%%

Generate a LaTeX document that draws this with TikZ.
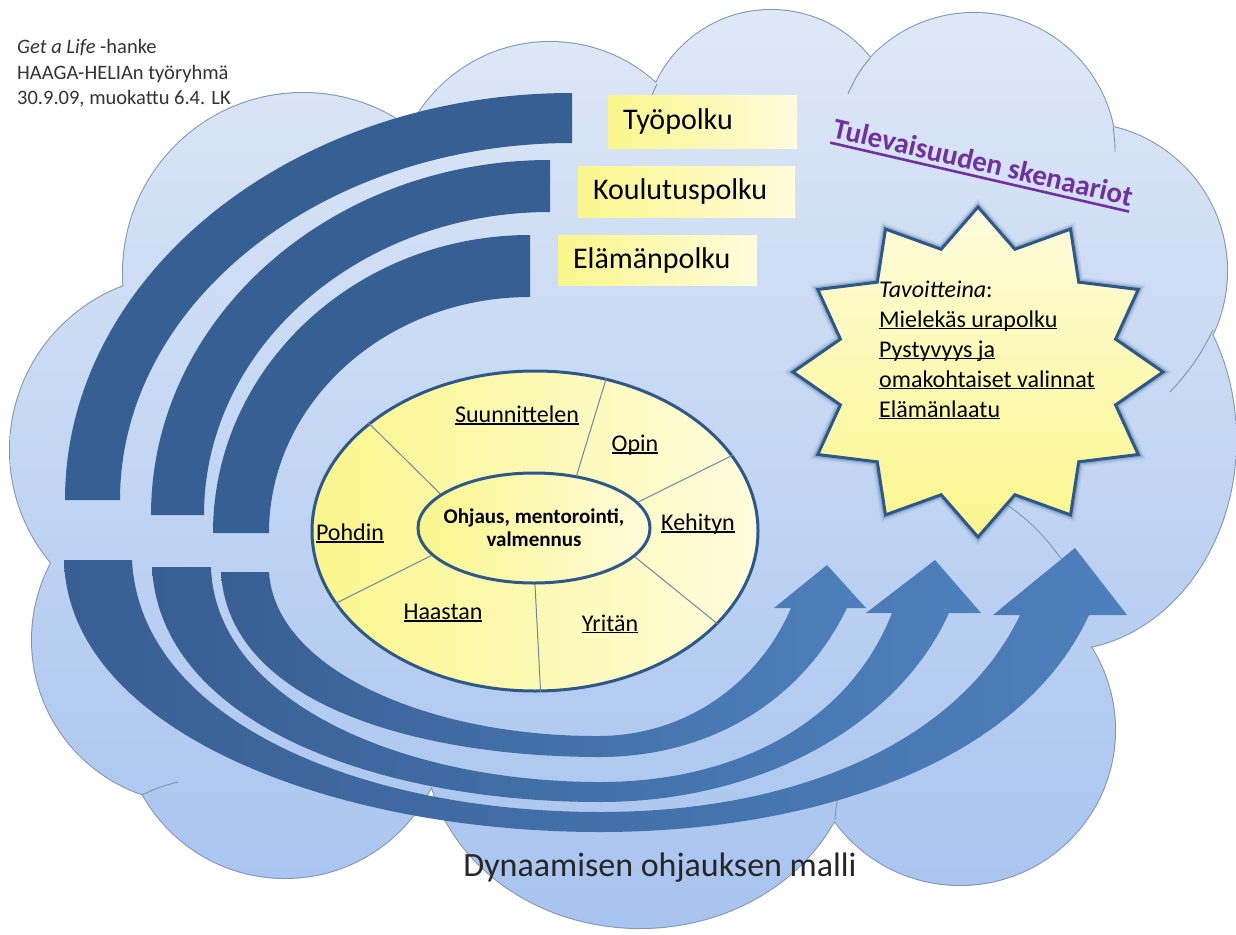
\documentclass[tikz,border=0pt]{standalone}
\usepackage{fontspec}
\setmainfont{Carlito}
\usetikzlibrary{positioning,shapes.geometric}

\definecolor{cloudtop}{HTML}{DEE8F7}
\definecolor{cloudbot}{HTML}{A7C3EF}
\definecolor{cloudline}{HTML}{8193B4}
\definecolor{archblue}{HTML}{365F94}
\definecolor{bandleft}{HTML}{385F93}
\definecolor{bandright}{HTML}{4E80BD}
\definecolor{rimblue}{HTML}{2E5887}
\definecolor{spokeblue}{HTML}{6D86A3}
\definecolor{richyellow}{HTML}{FAF68C}
\definecolor{paleyellow}{HTML}{FEFCDC}
\definecolor{scenpurple}{HTML}{7030A0}
\definecolor{inkgray}{HTML}{333333}

\newcommand{\ulabel}[1]{\setbox0=\hbox{#1}\rlap{\rule[-0.1em]{\wd0}{0.06em}}\box0}
\def\cloudlobes{303/273/180/180, 550/199/157/157, 771/137/127/127, 974/155/142/142,
  1079/271/148/148, 1060/440/176/210, 960/730/155/155, 640/740/215/188,
  285/715/163/163, 195/640/163/163, 185/450/175/175}

\tikzset{
  cloudrim/.style={draw=cloudline, line width=2},
  cloudfold/.style={draw=cloudline, line width=0.9},
  header/.style={inner sep=0, text=inkgray, font=\fontsize{20.5}{25}\selectfont},
  pathbox/.style={left color=richyellow, right color=paleyellow, inner xsep=15, inner ysep=0,
    align=left, font=\fontsize{30}{36}\selectfont},
  wheelshape/.style={ellipse, draw=rimblue, line width=3, left color=richyellow,
    right color=paleyellow, inner sep=0},
  spoke/.style={draw=spokeblue, line width=1},
  phase/.style={inner sep=0, font=\fontsize{24}{28}\selectfont},
  hubtext/.style={inner sep=0, align=center, font=\bfseries\fontsize{21}{23}\selectfont},
  scenario/.style={inner sep=0, text=scenpurple, font=\bfseries\fontsize{29}{34}\selectfont},
  goal/.style={inner sep=0, font=\fontsize{24}{29}\selectfont},
  band/.style={left color=bandleft, right color=bandright}
}

\begin{document}
\begin{tikzpicture}[x=1pt, y=-1pt]
\useasboundingbox (0,0) rectangle (1236,934);
\fill[white] (0,0) rectangle (1236,934);

% cloud
\draw[cloudrim] \foreach \cx/\cy/\rx/\ry in \cloudlobes {(\cx,\cy) ellipse [x radius=\rx, y radius=\ry]};
\shade[top color=cloudtop, bottom color=cloudbot]
  \foreach \cx/\cy/\rx/\ry in \cloudlobes {(\cx,\cy) ellipse [x radius=\rx, y radius=\ry]}
  (620,470) ellipse [x radius=470, y radius=330];
% folds of the cloud
\draw[cloudfold] (657,84) to[bend right=8] (650,104);
\draw[cloudfold] (870,58) to[bend right=8] (848,94);
\draw[cloudfold] (1113,127) to[bend left=4] (1115,152);
\draw[cloudfold] (1213,330) to[bend left=8] (1170,392);
\draw[cloudfold] (1000,500) to[bend left=10] (1062,560);
\draw[cloudfold] (835,820) to[bend left=6] (840,790);
\draw[cloudfold] (142,795) to[bend left=6] (178,782);

% header
\node[header, anchor=base west] (project) at (17,54) {\textit{Get a Life} -hanke};
\node[header, anchor=base west] (team) at (17,79) {HAAGA-HELIAn työryhmä};
\node[header, anchor=base west] (date) at (17,104) {30.9.09, muokattu 6.4. LK};

% arches
\foreach \cx/\cy/\ro/\so/\ri/\si in {572/500/507/407/452/357, 550/515/399/355/346/303, 530/533/317/298/261/236}
  \fill[archblue] (\cx,{\cy-\so}) arc[start angle=270, end angle=180, x radius=\ro, y radius=\so]
    -- ({\cx-\ri},\cy) arc[start angle=180, end angle=270, x radius=\ri, y radius=\si] -- cycle;

% bands with arrow heads
\shade[band] (64,560) .. controls (68,730) and (330,832) .. (600,832)
  .. controls (810,832) and (1020,765) .. (1089,615) -- (1127,615) -- (1075,548) -- (993,615) -- (1020,615)
  .. controls (960,740) and (800,812) .. (600,812) .. controls (360,812) and (140,720) .. (132,560) -- cycle;
\shade[band] (152,567) .. controls (160,725) and (380,802) .. (600,802)
  .. controls (765,802) and (900,722) .. (949,613) -- (981,613) -- (935,560) -- (866,613) -- (892,613)
  .. controls (850,720) and (740,782) .. (600,782) .. controls (400,782) and (215,700) .. (211,567) -- cycle;
\shade[band] (221,572) .. controls (228,705) and (420,757) .. (600,757)
  .. controls (705,757) and (800,705) .. (847,608) -- (866,608) -- (827,565) -- (774,608) -- (791,608)
  .. controls (760,680) and (690,735) .. (600,736) .. controls (430,737) and (275,670) .. (269,572) -- cycle;

% path labels
\node[pathbox, minimum width=189, minimum height=53, text width=159] (work) at (702.5,121.5) {Työpolku};
\node[pathbox, minimum width=217, minimum height=51, text width=187] (study) at (686.5,191.5) {Koulutuspolku};
\node[pathbox, minimum width=199, minimum height=50, text width=169] (life) at (657.5,260) {Elämänpolku};

% wheel
\node[wheelshape, minimum width=446, minimum height=320] (wheel) at (535,531) {};
\node[wheelshape, minimum width=232, minimum height=110] (hub) at (534,528) {};
\foreach \h/\w in {160/147, 51/65, 14/21, -16/-27, -89/-88, 195/200}
  \draw[spoke] (hub.\h) -- (wheel.\w);
\node[hubtext] (hubtxt) at (hub) {Ohjaus, mentorointi,\\valmennus};
\node[phase] (plan) at (517,415) {\ulabel{Suunnittelen}};
\node[phase] (learn) at (635,445) {\ulabel{Opin}};
\node[phase] (grow) at (698,524) {\ulabel{Kehityn}};
\node[phase] (try) at (610,624) {\ulabel{Yritän}};
\node[phase] (challenge) at (443,613) {\ulabel{Haastan}};
\node[phase] (reflect) at (350,533) {\ulabel{Pohdin}};

% scenarios
\node[scenario, rotate=-13] (scen) at (983,162) {Tulevaisuuden skenaariot};
\draw[scenpurple, line width=2.6] ([shift={(103:5)}]scen.south west) -- ([shift={(103:5)}]scen.south east);
\foreach \lw/\op in {11/0.07, 8/0.12, 5.5/0.2}
  \draw[rimblue, line width=\lw, opacity=\op, line join=miter] (1163,372)
    \foreach \k in {1,...,23} {-- ({978+185*(1-0.23*mod(\k,2))*cos(15*\k)}, {372+165*(1-0.23*mod(\k,2))*sin(15*\k)})} -- cycle;
\draw[rimblue, line width=3, line join=miter, top color=paleyellow, bottom color=richyellow] (1163,372)
  \foreach \k in {1,...,23} {-- ({978+185*(1-0.23*mod(\k,2))*cos(15*\k)}, {372+165*(1-0.23*mod(\k,2))*sin(15*\k)})} -- cycle;
\node[goal, anchor=base west] (aim) at (879,297) {\textit{Tavoitteina}:};
\foreach \t [count=\i] in {Mielekäs urapolku, Pystyvyys ja, omakohtaiset valinnat, Elämänlaatu}
  \node[goal, anchor=base west] (goal\i) at (879,{297+30*\i}) {\ulabel{\t}};

% title
\node[font=\fontsize{34}{40}\selectfont, text=black!85, inner sep=0] (model) at (660,868) {Dynaamisen ohjauksen malli};
\end{tikzpicture}
\end{document}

%%

Directions for this task :: Search the data for the string "with" and copy each line where it appears.

Right answer ::
Generate a LaTeX document that draws this with TikZ.
% bands with arrow heads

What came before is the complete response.